Enquanto ela e equipe revelavam todo o passo a passo da maquiagem-desejo, eu via a indústria da beleza em peso acompanhando nos comentários e vibrando a cada novo produto usado. Para resumir aqui (vale assistir a live, que ficou gravada em seu perfil do Instagram), a maquiagem começa com formas inspiradas na beleza dos anos 20 mas traz cores e brilhos metálicos que lembram tons de pedras preciosas, só que cada modelo tinha uma combinação de cores e texturas diferentes. E por cima da maquiagem “normal” vem o tal milagre: uma mistura de diversas máscaras faciais tipo peel-off diluídas em água e aplicada em camadas com um aerógrafo. A cada camada, era preciso secar a face das modelos com secador. Conforme ela ia mostrando no vídeo, as pessoas ficavam mais enlouquecidas nos comentários, todo mundo ali sabia que presenciava uma espécie de evento histórico da indústria da beleza. Dois produtos foram colocados antes dessa parte, uma cola nas partes mais flexíveis do rosto, para que a máscara brilhante não soltasse, e uma camada de um tipo de gloss líquido da Kryolan.

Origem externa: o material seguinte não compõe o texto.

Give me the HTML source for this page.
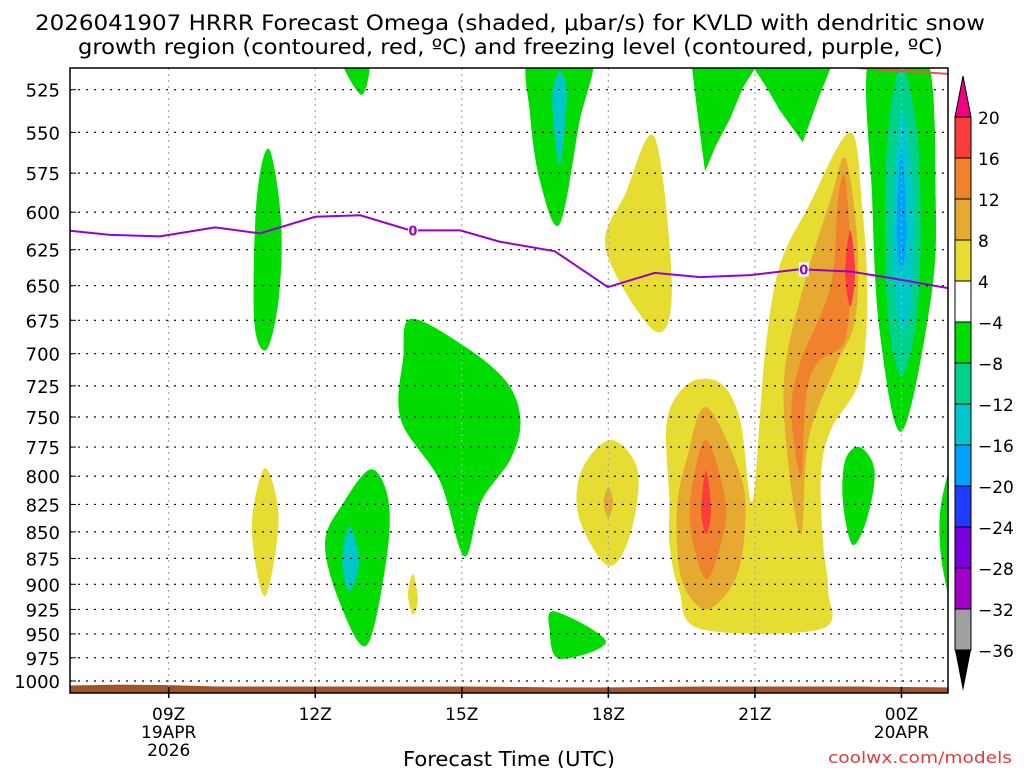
<!DOCTYPE html>
<html><head><meta charset="utf-8">
<style>
body{margin:0;background:#fff;font-family:"Liberation Sans","DejaVu Sans",sans-serif;}
svg text{font-family:"DejaVu Sans","Liberation Sans",sans-serif;}
</style></head>
<body>
<svg id="chart" width="1024" height="768" viewBox="0 0 1024 768" xmlns="http://www.w3.org/2000/svg">
<rect width="1024" height="768" fill="#fff"/>
<text x="35" y="30" font-size="21" textLength="950" lengthAdjust="spacingAndGlyphs">2026041907 HRRR Forecast Omega (shaded, μbar/s) for KVLD with dendritic snow</text>
<text x="78" y="54" font-size="21" textLength="865" lengthAdjust="spacingAndGlyphs">growth region (contoured, red, ºC) and freezing level (contoured, purple, ºC)</text>
<defs><clipPath id="pc"><rect x="70" y="68" width="878" height="625"/></clipPath></defs>
<g id="fills" clip-path="url(#pc)"></g>
<g id="grid"></g>
<g id="lines" clip-path="url(#pc)"></g>
<rect x="70" y="68" width="878" height="625" fill="none" stroke="#000" stroke-width="1.5"/>
<g id="axes"></g>
<g id="cbar"></g>
<text x="403" y="766" font-size="20" textLength="212" lengthAdjust="spacingAndGlyphs">Forecast Time (UTC)</text>
<text x="828" y="763" font-size="16" textLength="184" lengthAdjust="spacingAndGlyphs" fill="#e03c3c">coolwx.com/models</text>
</svg>
<script>
const pTicks=[525,550,575,600,625,650,675,700,725,750,775,800,825,850,875,900,925,950,975,1000];
const xTickHours=[9,12,15,18,21,24];
const xTickLabels=["09Z","12Z","15Z","18Z","21Z","00Z"];
const xTickSub=[["19APR","2026"],[],[],[],[],["20APR"]];
const cbLevels=[20,16,12,8,4,-4,-8,-12,-16,-20,-24,-28,-32,-36];
const cbColors=["#fa3c3c","#f0822d","#e6aa32","#e6dc32","#ffffff","#00dc00","#00d28c","#00c8c8","#00a0ff","#1e3cff","#7800dc","#a000c8","#a0a0a0"];
// freezing level
const fzHours=[6.9,7.8,8.82,9.95,10.87,12,12.92,13.95,14.97,15.78,16.9,17.99,18.95,19.88,20.9,21.92,22.95,23.97,25.0];
const fzPres=[612,615,616,610,614,603,602,612,612,619.6,626,651,641,644,642.6,638.5,640,645.7,652];
const fzLabelHours=[14,22];
const sfcHours=[6.9,8,9,10,12,15,17,18,20,23,25.1];
const sfcPres=[1005,1004,1004.5,1006,1006,1006,1007,1007,1006,1006,1007];
// omega shapes: [color, hours, pressures, straight?]
const shapes=[
["#00dc00",[11.05,11.3,11.25,11,10.75,10.8],[560,605,660,697,675,592]],
["#00dc00",[12.5,13.1,12.95],[505,505,528]],
["#00dc00",[13.95,15,15.9,16.2,16,15.4,15.05,14.55,13.75,13.8],[674,693,721,752,785,822,873,804,752,703]],
["#00dc00",[13.15,13.5,13.45,13.05,12.5,12.2,12.6],[794,822,878,962,918,860,822]],
["#00c8c8",[12.7,12.9,12.7,12.55],[845,877,907,877]],
["#00dc00",[16.4,17.65,17.4,17,16.6,16.4],[505,505,545,608,580,540]],
["#00c8c8",[17,17.15,17,16.85],[515,528,570,531]],
["#00dc00",[16.9,17.95,17,16.8],[927,958,976,947]],
["#00dc00",[19.71,21.0,20.75,20.49,20.2,19.98,19.85],[512,513,524,542,558,574,545],1],
["#00dc00",[20.98,22.56,22.3,21.98,21.51,21.2],[513,512,530,556,537,522],1],
["#00dc00",[23.35,24.5,24.7,24.6,24,23.55,23.4],[505,505,591,660,762,682,591]],
["#00d28c",[24,24.35,24.35,24,23.7,23.7],[512,560,660,717,660,560]],
["#00c8c8",[24.03,24.25,24.2,24,23.8,23.85],[537,591,660,682,632,578]],
["#00a0ff",[24,24.1,24,23.9],[560,612,639,612]],
["#00dc00",[23.15,23.45,23.3,23,22.8,22.85],[775,795,837,862,822,786]],
["#00dc00",[25.1,24.8,24.83,25.1],[790,828,880,920]],
["#e6dc32",[10.97,11.25,10.97,10.7],[793,838,912,846]],
["#e6dc32",[14,14.1,14,13.9],[890,915,930,910]],
["#e6dc32",[18.95,19.3,18.95,17.95,18.35],[553,652,683,625,588]],
["#e6dc32",[18.05,18.6,18.45,18,17.4,17.45],[769,795,852,882,837,795]],
["#e6aa32",[18,18.1,18,17.9],[810,823,837,823]],
["#e6dc32",[19.25,19.2,19.65,20.3,20.7,20.95,21.2,21.5,22.1,22.95,23.2,23.3,23.15,22.55,22.35,22.4,22.5,22.35,19.9,19.45,19.25],[822,753,723,723,753,822,702,637,596,550,598,660,720,761,800,862,906,945,945,906,862]],
["#e6aa32",[20,20.7,20.8,20.6,20,19.5,19.4,19.6],[742,798,844,895,925,895,831,786]],
["#f0822d",[20,20.4,20.3,20,19.7,19.7],[769,822,862,895,852,813]],
["#fa3c3c",[20,20.1,20,19.9],[795,830,852,830]],
["#e6aa32",[22.85,23.1,23.05,22.65,22.1,21.95,21.7,21.6,22,22.55],[566,620,675,710,768,852,795,718,650,592]],
["#f0822d",[22.85,22.95,22.85,22.3,22.05,21.95,21.75,21.9,22.55,22.7],[578,632,689,706,732,800,750,710,650,592]],
["#fa3c3c",[22.95,23.05,22.95,22.85],[612,640,665,640]]
];
const xOf=h=>71+(h-7)*48.85;
const yOf=p=>681-917.7*Math.log(1000/p);
const NS="http://www.w3.org/2000/svg";
function mk(tag,attrs,parent){const e=document.createElementNS(NS,tag);for(const k in attrs)e.setAttribute(k,attrs[k]);parent.appendChild(e);return e;}
function closedPath(pts){const n=pts.length;let d=`M${pts[0][0]},${pts[0][1]}`;
for(let i=0;i<n;i++){const p0=pts[(i-1+n)%n],p1=pts[i],p2=pts[(i+1)%n],p3=pts[(i+2)%n];
d+=` C${p1[0]+(p2[0]-p0[0])/6},${p1[1]+(p2[1]-p0[1])/6} ${p2[0]-(p3[0]-p1[0])/6},${p2[1]-(p3[1]-p1[1])/6} ${p2[0]},${p2[1]}`;}
return d+"Z";}
function straightPath(pts){return "M"+pts.map(p=>p[0]+","+p[1]).join(" L")+"Z";}
const fills=document.getElementById('fills');
shapes.forEach((s,i)=>{const pts=s[1].map((h,j)=>[xOf(h),yOf(s[2][j])]);
const e=mk('path',{d:s[3]?straightPath(pts):closedPath(pts),fill:s[0]},fills);

});
// surface
{let d=`M${xOf(sfcHours[0])},700`;sfcHours.forEach((h,i)=>d+=` L${xOf(h)},${yOf(sfcPres[i])}`);d+=` L${xOf(sfcHours[sfcHours.length-1])},700Z`;
const e=mk('path',{d:d,fill:"#a0522d"},fills);

}
// grid
const grid=document.getElementById('grid'),axes=document.getElementById('axes');
pTicks.forEach(p=>{const y=yOf(p);
mk('line',{x1:70,x2:948,y1:y,y2:y,stroke:"#000","stroke-width":1.2,"stroke-dasharray":"2,6"},grid);
const t=mk('text',{x:60,y:y+7,"font-size":18,"text-anchor":"end"},axes);t.textContent=p;


mk('line',{x1:70,x2:76,y1:y,y2:y,stroke:"#000"},axes);});
xTickHours.forEach((h,i)=>{const x=xOf(h);
mk('line',{x1:x,x2:x,y1:68,y2:693,stroke:"#aaa","stroke-width":1.2,"stroke-dasharray":"2,4"},grid);
mk('line',{x1:x,x2:x,y1:687,y2:698,stroke:"#000","stroke-width":1.5},axes);
const t=mk('text',{x:x,y:720,"font-size":17,"text-anchor":"middle"},axes);t.textContent=xTickLabels[i];


xTickSub[i].forEach((s,k)=>{const u=mk('text',{x:x,y:738+k*18,"font-size":17,"text-anchor":"middle"},axes);u.textContent=s;

});});
// freezing line
const lines=document.getElementById('lines');
{let d="";fzHours.forEach((h,i)=>d+=(i?" L":"M")+xOf(h)+","+yOf(fzPres[i]));
const e=mk('path',{d:d,fill:"none",stroke:"#9900cc","stroke-width":2},lines);


const rl=mk('path',{d:`M${xOf(23.1)},68 L${xOf(25)},74`,stroke:"#f05050","stroke-width":2,fill:"none"},lines);


fzLabelHours.forEach(h=>{let k=0;while(k<fzHours.length-2&&fzHours[k+1]<h)k++;
const f=(h-fzHours[k])/(fzHours[k+1]-fzHours[k]);const p=fzPres[k]+f*(fzPres[k+1]-fzPres[k]);
const x=xOf(h),y=yOf(p);mk('rect',{x:x-5,y:y-7,width:10,height:14,fill:"#fff"},lines);
const t=mk('text',{x:x,y:y+5,"font-size":13,"font-weight":"bold","text-anchor":"middle",fill:"#9900cc"},lines);t.textContent="0";

});}
// colorbar
const cb=document.getElementById('cbar');const cbTop=117,cbStep=41,cbx=955,cbw=16;
mk('path',{d:`M${cbx},${cbTop} L${cbx+cbw/2},76 L${cbx+cbw},${cbTop}Z`,fill:"#f00082",stroke:"#000"},cb);
cbColors.forEach((c,i)=>{const r=mk('rect',{x:cbx,y:cbTop+i*cbStep,width:cbw,height:cbStep,fill:c,stroke:"#000","stroke-width":1},cb);

});
const cbBot=cbTop+cbColors.length*cbStep;
mk('path',{d:`M${cbx},${cbBot} L${cbx+cbw/2},691 L${cbx+cbw},${cbBot}Z`,fill:"#000"},cb);
cbLevels.forEach((v,i)=>{const t=mk('text',{x:978,y:cbTop+i*cbStep+7,"font-size":17},cb);t.textContent=v<0?"−"+Math.abs(v):v;

});
</script>
</body></html>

Pat McGrath dando um salve pra maquiagem muito elaborada, bem distante da grande trend da #CleanGirl que assumiu as redes sociais no ano passado, ela inaugura uma nova técnica de pele de boneca nada real, separando maquiagem artística de social e estabelecendo um novo padrão de beleza que vai no caminho de algo que quase só poderia ter sido criado por uma inteligência artificial, a maquiagem como ferramenta de escapismo da realidade. Depois de Mermaid Core, Barbie Core, Angel Core, trends que devolveram a possibilidade de sonhar outro mundo através de uma beleza não-humana, em breve a linha Pat McGrath Labs lançará um produto vai dar esse mesmo efeito da mistura secreta e todos nós estamos aguardando ansiosamente para ir até a padaria com nossa pele glaceada e brilhante como a criada por Pat.